Begin with the first line of the material and copy each line word for word through the line that contains "import plotly.graph_objects as go"; the pictures are left out.

--------

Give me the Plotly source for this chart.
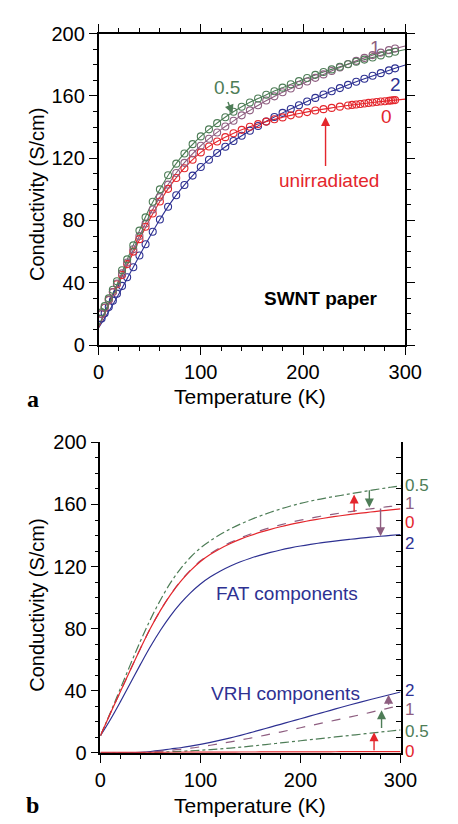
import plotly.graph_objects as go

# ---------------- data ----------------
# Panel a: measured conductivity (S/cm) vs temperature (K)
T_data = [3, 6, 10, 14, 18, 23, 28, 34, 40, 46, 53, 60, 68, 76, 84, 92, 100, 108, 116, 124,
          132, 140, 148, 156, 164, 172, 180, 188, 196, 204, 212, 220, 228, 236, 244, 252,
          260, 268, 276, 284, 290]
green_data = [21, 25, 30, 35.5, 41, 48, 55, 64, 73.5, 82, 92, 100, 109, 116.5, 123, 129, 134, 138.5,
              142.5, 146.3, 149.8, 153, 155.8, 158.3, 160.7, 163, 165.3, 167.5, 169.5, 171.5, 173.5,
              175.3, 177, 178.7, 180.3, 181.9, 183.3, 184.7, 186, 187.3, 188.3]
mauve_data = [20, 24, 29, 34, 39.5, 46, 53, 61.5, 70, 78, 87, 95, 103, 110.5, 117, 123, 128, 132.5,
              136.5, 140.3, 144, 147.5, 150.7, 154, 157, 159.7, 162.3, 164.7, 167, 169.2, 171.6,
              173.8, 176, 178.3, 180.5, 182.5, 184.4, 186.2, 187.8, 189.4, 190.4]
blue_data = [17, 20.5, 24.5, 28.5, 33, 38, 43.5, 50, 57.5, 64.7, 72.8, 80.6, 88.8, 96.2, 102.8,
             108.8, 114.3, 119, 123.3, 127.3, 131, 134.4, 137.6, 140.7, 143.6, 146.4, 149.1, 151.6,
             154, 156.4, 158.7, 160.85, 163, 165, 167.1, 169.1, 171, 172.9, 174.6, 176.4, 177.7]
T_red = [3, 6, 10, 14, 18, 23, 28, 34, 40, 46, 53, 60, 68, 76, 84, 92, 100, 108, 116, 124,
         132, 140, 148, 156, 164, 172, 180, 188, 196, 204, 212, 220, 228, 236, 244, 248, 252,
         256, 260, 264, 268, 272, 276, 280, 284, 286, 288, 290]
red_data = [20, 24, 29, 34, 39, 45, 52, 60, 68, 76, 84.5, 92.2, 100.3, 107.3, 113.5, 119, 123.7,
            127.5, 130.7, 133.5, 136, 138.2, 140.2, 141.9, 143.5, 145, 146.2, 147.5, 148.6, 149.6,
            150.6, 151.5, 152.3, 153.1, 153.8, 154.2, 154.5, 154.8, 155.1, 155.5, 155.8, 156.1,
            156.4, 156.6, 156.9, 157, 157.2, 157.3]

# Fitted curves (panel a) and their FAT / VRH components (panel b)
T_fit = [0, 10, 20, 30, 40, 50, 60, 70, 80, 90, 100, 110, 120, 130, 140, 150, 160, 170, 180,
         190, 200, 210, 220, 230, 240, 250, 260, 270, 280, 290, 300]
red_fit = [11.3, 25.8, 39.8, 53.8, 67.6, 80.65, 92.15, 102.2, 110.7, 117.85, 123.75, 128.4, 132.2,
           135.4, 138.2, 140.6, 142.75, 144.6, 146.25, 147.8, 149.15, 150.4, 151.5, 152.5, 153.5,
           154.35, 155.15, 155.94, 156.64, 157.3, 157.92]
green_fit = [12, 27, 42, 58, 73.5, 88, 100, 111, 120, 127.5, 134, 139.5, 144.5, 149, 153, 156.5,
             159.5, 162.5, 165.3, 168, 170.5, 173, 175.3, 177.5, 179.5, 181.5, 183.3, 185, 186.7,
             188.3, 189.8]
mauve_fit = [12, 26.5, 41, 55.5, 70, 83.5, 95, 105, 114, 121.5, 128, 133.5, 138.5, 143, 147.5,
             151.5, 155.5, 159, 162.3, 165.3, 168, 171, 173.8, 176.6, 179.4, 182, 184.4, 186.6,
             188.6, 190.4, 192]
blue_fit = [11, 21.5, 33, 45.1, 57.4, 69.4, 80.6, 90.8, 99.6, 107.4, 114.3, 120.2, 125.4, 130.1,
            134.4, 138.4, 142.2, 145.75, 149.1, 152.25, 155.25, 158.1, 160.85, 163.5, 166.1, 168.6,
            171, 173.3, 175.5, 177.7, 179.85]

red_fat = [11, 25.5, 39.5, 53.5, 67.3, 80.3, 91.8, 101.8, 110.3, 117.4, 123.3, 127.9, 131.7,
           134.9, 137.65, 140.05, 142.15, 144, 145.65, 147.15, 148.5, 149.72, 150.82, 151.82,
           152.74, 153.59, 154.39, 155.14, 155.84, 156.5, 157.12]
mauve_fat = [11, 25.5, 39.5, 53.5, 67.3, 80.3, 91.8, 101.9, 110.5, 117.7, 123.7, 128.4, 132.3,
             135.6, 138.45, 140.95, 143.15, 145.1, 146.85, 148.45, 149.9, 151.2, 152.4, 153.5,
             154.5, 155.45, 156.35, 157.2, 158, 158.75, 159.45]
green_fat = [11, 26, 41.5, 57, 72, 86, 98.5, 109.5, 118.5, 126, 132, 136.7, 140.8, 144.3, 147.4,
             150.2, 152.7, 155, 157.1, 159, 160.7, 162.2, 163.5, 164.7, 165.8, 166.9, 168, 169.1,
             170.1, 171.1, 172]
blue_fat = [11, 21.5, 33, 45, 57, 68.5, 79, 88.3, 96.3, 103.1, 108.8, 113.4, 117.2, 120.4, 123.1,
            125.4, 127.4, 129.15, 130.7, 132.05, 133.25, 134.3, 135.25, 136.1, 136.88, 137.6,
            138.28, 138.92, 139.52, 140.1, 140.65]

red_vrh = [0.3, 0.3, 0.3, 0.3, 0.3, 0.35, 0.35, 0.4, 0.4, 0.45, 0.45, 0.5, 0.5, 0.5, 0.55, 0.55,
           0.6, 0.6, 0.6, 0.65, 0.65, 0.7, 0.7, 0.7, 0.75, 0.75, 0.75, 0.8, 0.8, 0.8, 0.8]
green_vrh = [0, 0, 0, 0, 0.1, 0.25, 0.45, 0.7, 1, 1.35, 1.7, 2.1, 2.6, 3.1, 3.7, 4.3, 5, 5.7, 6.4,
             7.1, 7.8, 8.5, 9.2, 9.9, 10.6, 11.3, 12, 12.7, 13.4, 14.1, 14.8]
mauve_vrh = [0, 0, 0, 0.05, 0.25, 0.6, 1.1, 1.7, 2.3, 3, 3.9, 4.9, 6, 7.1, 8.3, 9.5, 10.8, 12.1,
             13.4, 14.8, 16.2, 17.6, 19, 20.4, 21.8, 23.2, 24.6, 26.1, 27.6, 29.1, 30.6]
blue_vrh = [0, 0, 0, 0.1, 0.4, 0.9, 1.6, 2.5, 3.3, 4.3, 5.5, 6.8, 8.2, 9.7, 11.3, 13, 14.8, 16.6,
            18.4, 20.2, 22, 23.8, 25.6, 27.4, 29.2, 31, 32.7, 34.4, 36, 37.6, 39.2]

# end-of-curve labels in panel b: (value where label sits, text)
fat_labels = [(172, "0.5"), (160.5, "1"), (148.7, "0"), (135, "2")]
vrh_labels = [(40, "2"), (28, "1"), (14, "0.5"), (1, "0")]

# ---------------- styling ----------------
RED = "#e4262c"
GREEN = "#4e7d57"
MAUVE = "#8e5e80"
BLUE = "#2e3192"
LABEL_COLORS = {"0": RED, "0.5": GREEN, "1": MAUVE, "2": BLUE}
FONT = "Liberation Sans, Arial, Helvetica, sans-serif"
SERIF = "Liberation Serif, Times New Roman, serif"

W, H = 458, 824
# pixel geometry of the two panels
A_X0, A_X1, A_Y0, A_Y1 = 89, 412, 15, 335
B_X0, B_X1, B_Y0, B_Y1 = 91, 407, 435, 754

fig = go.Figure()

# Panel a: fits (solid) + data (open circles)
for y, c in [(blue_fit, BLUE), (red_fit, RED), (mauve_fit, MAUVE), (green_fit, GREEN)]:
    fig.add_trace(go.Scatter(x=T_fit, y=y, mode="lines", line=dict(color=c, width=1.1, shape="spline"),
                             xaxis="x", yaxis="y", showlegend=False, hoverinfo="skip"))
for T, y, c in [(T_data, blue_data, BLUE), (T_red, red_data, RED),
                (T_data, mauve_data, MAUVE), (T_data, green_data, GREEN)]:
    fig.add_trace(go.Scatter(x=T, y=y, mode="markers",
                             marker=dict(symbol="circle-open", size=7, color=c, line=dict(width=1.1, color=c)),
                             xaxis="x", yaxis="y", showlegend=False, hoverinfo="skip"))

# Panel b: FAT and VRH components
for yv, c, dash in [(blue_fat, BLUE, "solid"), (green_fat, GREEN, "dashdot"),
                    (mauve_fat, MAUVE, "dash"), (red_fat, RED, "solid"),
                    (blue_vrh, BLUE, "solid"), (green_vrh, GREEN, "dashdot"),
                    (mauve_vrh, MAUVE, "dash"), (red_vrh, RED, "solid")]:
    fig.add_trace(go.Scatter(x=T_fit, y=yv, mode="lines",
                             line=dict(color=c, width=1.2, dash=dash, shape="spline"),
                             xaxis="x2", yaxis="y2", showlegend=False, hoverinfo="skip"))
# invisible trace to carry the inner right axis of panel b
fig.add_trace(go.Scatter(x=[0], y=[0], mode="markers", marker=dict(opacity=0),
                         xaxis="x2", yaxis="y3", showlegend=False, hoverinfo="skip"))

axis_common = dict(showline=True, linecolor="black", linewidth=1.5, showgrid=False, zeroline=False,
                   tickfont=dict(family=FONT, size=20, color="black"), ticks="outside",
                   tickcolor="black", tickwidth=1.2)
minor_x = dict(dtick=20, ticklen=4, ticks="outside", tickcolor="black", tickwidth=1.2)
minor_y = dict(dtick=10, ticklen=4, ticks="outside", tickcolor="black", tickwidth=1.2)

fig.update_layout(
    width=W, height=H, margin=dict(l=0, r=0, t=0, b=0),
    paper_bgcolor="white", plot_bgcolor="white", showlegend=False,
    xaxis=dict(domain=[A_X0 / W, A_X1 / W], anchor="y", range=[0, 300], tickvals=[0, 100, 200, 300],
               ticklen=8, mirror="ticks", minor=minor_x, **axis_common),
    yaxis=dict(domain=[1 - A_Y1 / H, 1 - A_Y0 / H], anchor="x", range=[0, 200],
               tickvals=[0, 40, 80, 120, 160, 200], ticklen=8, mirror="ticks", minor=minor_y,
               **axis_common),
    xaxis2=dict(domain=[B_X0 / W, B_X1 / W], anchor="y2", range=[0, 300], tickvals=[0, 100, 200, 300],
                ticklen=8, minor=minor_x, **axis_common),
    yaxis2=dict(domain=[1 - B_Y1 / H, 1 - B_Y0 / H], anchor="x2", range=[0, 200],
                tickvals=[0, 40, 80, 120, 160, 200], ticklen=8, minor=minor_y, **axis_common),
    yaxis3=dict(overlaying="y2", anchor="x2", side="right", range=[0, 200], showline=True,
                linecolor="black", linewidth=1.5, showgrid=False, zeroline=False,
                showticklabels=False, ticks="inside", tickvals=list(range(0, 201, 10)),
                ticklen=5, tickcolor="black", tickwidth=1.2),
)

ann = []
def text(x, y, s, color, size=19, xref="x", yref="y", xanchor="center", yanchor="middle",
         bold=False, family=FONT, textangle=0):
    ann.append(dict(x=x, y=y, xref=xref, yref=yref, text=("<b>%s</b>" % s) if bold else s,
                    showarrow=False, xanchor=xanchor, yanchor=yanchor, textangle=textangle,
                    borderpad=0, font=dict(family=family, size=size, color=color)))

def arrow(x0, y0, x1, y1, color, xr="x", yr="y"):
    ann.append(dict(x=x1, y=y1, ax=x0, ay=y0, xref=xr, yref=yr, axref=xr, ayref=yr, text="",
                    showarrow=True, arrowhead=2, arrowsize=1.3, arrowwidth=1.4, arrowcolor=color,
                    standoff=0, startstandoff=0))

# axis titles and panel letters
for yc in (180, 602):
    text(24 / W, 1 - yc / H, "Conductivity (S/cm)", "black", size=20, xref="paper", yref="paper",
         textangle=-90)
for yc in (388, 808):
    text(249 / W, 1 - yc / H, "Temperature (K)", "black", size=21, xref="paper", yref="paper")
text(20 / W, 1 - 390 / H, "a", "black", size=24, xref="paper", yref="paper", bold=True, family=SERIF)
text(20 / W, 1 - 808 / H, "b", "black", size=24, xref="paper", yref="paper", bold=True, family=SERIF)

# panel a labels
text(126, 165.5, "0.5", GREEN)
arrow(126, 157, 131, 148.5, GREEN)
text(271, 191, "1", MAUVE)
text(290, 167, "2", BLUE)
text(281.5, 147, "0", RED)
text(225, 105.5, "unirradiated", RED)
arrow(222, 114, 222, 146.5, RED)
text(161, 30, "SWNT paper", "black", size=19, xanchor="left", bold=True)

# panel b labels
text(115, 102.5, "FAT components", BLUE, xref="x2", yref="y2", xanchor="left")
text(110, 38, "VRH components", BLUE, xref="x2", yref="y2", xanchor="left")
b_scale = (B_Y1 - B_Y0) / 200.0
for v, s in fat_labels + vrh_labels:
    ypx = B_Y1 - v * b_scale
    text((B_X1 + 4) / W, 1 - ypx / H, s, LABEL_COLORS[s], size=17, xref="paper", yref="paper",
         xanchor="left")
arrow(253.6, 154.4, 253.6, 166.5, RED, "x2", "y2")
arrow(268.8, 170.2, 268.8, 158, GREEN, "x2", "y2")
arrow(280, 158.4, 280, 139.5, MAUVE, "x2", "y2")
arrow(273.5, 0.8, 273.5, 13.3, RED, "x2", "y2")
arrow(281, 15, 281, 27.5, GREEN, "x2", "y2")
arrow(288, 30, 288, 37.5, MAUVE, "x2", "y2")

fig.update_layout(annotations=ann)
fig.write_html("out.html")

--------

■ Output for this exercise
Give me the Plotly source for this chart.
import plotly.graph_objects as go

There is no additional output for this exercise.